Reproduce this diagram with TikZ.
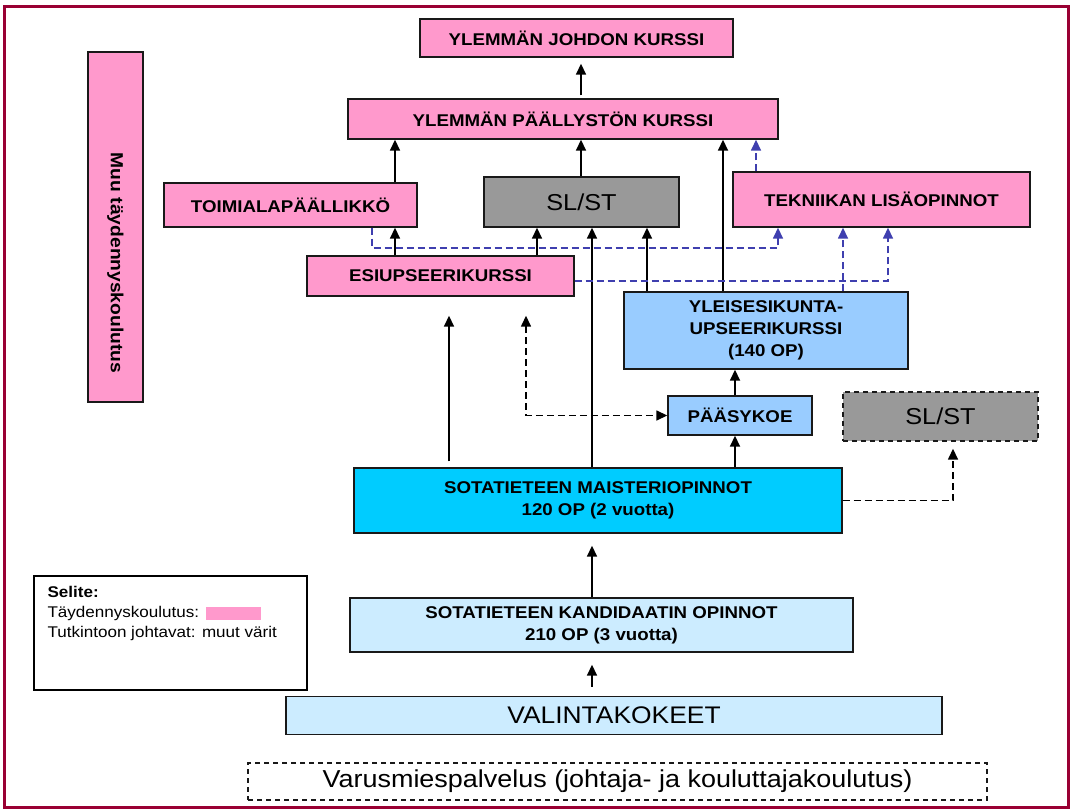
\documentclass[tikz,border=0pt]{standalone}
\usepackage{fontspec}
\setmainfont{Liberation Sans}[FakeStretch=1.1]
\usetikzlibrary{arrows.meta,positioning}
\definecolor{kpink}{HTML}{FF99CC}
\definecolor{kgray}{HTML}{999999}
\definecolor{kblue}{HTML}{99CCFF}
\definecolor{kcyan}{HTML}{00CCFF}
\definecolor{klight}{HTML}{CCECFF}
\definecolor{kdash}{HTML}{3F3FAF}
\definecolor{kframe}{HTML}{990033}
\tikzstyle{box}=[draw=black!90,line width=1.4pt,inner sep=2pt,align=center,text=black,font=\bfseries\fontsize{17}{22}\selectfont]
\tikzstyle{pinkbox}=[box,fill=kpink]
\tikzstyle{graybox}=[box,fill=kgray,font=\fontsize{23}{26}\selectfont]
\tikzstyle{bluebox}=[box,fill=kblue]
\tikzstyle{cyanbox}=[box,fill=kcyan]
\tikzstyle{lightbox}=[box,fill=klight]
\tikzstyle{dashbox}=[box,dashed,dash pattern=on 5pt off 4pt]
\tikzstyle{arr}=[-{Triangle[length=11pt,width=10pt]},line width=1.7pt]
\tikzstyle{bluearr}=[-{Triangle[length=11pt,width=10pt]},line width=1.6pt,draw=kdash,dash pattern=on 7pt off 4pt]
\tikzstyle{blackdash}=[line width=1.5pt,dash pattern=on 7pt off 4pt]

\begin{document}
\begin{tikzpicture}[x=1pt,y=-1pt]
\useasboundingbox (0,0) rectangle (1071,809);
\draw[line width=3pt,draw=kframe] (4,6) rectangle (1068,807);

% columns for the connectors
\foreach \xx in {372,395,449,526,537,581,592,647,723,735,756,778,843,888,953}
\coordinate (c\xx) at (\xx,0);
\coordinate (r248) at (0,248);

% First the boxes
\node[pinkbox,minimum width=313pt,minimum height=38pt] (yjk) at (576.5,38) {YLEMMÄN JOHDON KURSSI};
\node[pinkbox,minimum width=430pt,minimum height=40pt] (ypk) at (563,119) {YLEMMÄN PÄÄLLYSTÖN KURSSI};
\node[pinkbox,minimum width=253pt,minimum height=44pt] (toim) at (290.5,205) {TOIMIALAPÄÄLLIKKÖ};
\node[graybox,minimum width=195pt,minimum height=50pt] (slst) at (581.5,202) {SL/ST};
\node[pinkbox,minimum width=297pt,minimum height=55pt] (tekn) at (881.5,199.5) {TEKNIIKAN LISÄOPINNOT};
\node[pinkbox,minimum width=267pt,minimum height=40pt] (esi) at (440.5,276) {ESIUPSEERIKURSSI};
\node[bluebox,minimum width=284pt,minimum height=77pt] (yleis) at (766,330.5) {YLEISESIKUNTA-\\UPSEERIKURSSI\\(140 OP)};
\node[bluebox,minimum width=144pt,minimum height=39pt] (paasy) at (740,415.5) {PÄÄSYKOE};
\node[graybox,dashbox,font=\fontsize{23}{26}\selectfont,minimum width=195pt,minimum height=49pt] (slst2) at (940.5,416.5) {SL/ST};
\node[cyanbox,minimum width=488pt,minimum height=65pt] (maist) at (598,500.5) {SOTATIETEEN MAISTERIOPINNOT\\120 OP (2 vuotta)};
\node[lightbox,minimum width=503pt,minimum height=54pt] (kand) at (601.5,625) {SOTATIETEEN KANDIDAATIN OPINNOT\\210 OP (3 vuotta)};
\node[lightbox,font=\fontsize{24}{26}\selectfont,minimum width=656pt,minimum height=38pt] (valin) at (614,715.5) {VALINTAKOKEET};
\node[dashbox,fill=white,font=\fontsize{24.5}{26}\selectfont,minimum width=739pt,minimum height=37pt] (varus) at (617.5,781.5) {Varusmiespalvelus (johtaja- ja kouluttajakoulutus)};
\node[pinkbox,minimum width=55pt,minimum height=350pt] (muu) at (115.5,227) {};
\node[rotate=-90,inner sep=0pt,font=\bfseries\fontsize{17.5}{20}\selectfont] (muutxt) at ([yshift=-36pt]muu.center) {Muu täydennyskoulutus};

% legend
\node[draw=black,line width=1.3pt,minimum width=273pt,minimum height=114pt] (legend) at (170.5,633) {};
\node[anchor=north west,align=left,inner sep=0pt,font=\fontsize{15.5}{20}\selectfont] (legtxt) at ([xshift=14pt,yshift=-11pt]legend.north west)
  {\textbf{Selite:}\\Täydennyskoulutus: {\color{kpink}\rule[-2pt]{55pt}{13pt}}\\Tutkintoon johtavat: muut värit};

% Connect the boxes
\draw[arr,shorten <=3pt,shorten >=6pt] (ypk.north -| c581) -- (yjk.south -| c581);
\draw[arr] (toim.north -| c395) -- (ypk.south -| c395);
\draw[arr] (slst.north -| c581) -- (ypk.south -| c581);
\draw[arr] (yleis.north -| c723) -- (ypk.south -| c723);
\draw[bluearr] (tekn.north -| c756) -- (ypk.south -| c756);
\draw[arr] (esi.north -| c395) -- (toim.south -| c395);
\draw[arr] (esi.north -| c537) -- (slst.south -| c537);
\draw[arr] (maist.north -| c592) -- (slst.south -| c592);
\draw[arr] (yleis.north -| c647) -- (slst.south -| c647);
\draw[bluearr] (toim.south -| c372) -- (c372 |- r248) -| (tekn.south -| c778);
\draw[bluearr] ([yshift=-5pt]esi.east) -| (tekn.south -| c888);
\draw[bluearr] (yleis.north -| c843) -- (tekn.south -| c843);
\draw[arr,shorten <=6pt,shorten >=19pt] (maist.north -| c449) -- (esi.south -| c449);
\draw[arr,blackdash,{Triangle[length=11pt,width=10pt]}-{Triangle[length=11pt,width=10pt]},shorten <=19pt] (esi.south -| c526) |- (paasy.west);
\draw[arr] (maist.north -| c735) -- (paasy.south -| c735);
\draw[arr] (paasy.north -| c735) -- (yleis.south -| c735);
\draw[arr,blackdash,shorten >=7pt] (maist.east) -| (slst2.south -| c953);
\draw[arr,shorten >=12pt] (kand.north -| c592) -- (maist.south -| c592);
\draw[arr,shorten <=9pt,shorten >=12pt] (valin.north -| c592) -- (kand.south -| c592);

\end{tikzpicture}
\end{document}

EXERCISE REQUIREMENTS: Transcribe the full listing above exactly as it stands, minus the pictures.

ANSWER IN FULL:
Reproduce this diagram with TikZ.
\documentclass[tikz,border=0pt]{standalone}
\usepackage{fontspec}
\setmainfont{Liberation Sans}[FakeStretch=1.1]
\usetikzlibrary{arrows.meta,positioning}
\definecolor{kpink}{HTML}{FF99CC}
\definecolor{kgray}{HTML}{999999}
\definecolor{kblue}{HTML}{99CCFF}
\definecolor{kcyan}{HTML}{00CCFF}
\definecolor{klight}{HTML}{CCECFF}
\definecolor{kdash}{HTML}{3F3FAF}
\definecolor{kframe}{HTML}{990033}
\tikzstyle{box}=[draw=black!90,line width=1.4pt,inner sep=2pt,align=center,text=black,font=\bfseries\fontsize{17}{22}\selectfont]
\tikzstyle{pinkbox}=[box,fill=kpink]
\tikzstyle{graybox}=[box,fill=kgray,font=\fontsize{23}{26}\selectfont]
\tikzstyle{bluebox}=[box,fill=kblue]
\tikzstyle{cyanbox}=[box,fill=kcyan]
\tikzstyle{lightbox}=[box,fill=klight]
\tikzstyle{dashbox}=[box,dashed,dash pattern=on 5pt off 4pt]
\tikzstyle{arr}=[-{Triangle[length=11pt,width=10pt]},line width=1.7pt]
\tikzstyle{bluearr}=[-{Triangle[length=11pt,width=10pt]},line width=1.6pt,draw=kdash,dash pattern=on 7pt off 4pt]
\tikzstyle{blackdash}=[line width=1.5pt,dash pattern=on 7pt off 4pt]

\begin{document}
\begin{tikzpicture}[x=1pt,y=-1pt]
\useasboundingbox (0,0) rectangle (1071,809);
\draw[line width=3pt,draw=kframe] (4,6) rectangle (1068,807);

% columns for the connectors
\foreach \xx in {372,395,449,526,537,581,592,647,723,735,756,778,843,888,953}
\coordinate (c\xx) at (\xx,0);
\coordinate (r248) at (0,248);

% First the boxes
\node[pinkbox,minimum width=313pt,minimum height=38pt] (yjk) at (576.5,38) {YLEMMÄN JOHDON KURSSI};
\node[pinkbox,minimum width=430pt,minimum height=40pt] (ypk) at (563,119) {YLEMMÄN PÄÄLLYSTÖN KURSSI};
\node[pinkbox,minimum width=253pt,minimum height=44pt] (toim) at (290.5,205) {TOIMIALAPÄÄLLIKKÖ};
\node[graybox,minimum width=195pt,minimum height=50pt] (slst) at (581.5,202) {SL/ST};
\node[pinkbox,minimum width=297pt,minimum height=55pt] (tekn) at (881.5,199.5) {TEKNIIKAN LISÄOPINNOT};
\node[pinkbox,minimum width=267pt,minimum height=40pt] (esi) at (440.5,276) {ESIUPSEERIKURSSI};
\node[bluebox,minimum width=284pt,minimum height=77pt] (yleis) at (766,330.5) {YLEISESIKUNTA-\\UPSEERIKURSSI\\(140 OP)};
\node[bluebox,minimum width=144pt,minimum height=39pt] (paasy) at (740,415.5) {PÄÄSYKOE};
\node[graybox,dashbox,font=\fontsize{23}{26}\selectfont,minimum width=195pt,minimum height=49pt] (slst2) at (940.5,416.5) {SL/ST};
\node[cyanbox,minimum width=488pt,minimum height=65pt] (maist) at (598,500.5) {SOTATIETEEN MAISTERIOPINNOT\\120 OP (2 vuotta)};
\node[lightbox,minimum width=503pt,minimum height=54pt] (kand) at (601.5,625) {SOTATIETEEN KANDIDAATIN OPINNOT\\210 OP (3 vuotta)};
\node[lightbox,font=\fontsize{24}{26}\selectfont,minimum width=656pt,minimum height=38pt] (valin) at (614,715.5) {VALINTAKOKEET};
\node[dashbox,fill=white,font=\fontsize{24.5}{26}\selectfont,minimum width=739pt,minimum height=37pt] (varus) at (617.5,781.5) {Varusmiespalvelus (johtaja- ja kouluttajakoulutus)};
\node[pinkbox,minimum width=55pt,minimum height=350pt] (muu) at (115.5,227) {};
\node[rotate=-90,inner sep=0pt,font=\bfseries\fontsize{17.5}{20}\selectfont] (muutxt) at ([yshift=-36pt]muu.center) {Muu täydennyskoulutus};

% legend
\node[draw=black,line width=1.3pt,minimum width=273pt,minimum height=114pt] (legend) at (170.5,633) {};
\node[anchor=north west,align=left,inner sep=0pt,font=\fontsize{15.5}{20}\selectfont] (legtxt) at ([xshift=14pt,yshift=-11pt]legend.north west)
  {\textbf{Selite:}\\Täydennyskoulutus: {\color{kpink}\rule[-2pt]{55pt}{13pt}}\\Tutkintoon johtavat: muut värit};

% Connect the boxes
\draw[arr,shorten <=3pt,shorten >=6pt] (ypk.north -| c581) -- (yjk.south -| c581);
\draw[arr] (toim.north -| c395) -- (ypk.south -| c395);
\draw[arr] (slst.north -| c581) -- (ypk.south -| c581);
\draw[arr] (yleis.north -| c723) -- (ypk.south -| c723);
\draw[bluearr] (tekn.north -| c756) -- (ypk.south -| c756);
\draw[arr] (esi.north -| c395) -- (toim.south -| c395);
\draw[arr] (esi.north -| c537) -- (slst.south -| c537);
\draw[arr] (maist.north -| c592) -- (slst.south -| c592);
\draw[arr] (yleis.north -| c647) -- (slst.south -| c647);
\draw[bluearr] (toim.south -| c372) -- (c372 |- r248) -| (tekn.south -| c778);
\draw[bluearr] ([yshift=-5pt]esi.east) -| (tekn.south -| c888);
\draw[bluearr] (yleis.north -| c843) -- (tekn.south -| c843);
\draw[arr,shorten <=6pt,shorten >=19pt] (maist.north -| c449) -- (esi.south -| c449);
\draw[arr,blackdash,{Triangle[length=11pt,width=10pt]}-{Triangle[length=11pt,width=10pt]},shorten <=19pt] (esi.south -| c526) |- (paasy.west);
\draw[arr] (maist.north -| c735) -- (paasy.south -| c735);
\draw[arr] (paasy.north -| c735) -- (yleis.south -| c735);
\draw[arr,blackdash,shorten >=7pt] (maist.east) -| (slst2.south -| c953);
\draw[arr,shorten >=12pt] (kand.north -| c592) -- (maist.south -| c592);
\draw[arr,shorten <=9pt,shorten >=12pt] (valin.north -| c592) -- (kand.south -| c592);

\end{tikzpicture}
\end{document}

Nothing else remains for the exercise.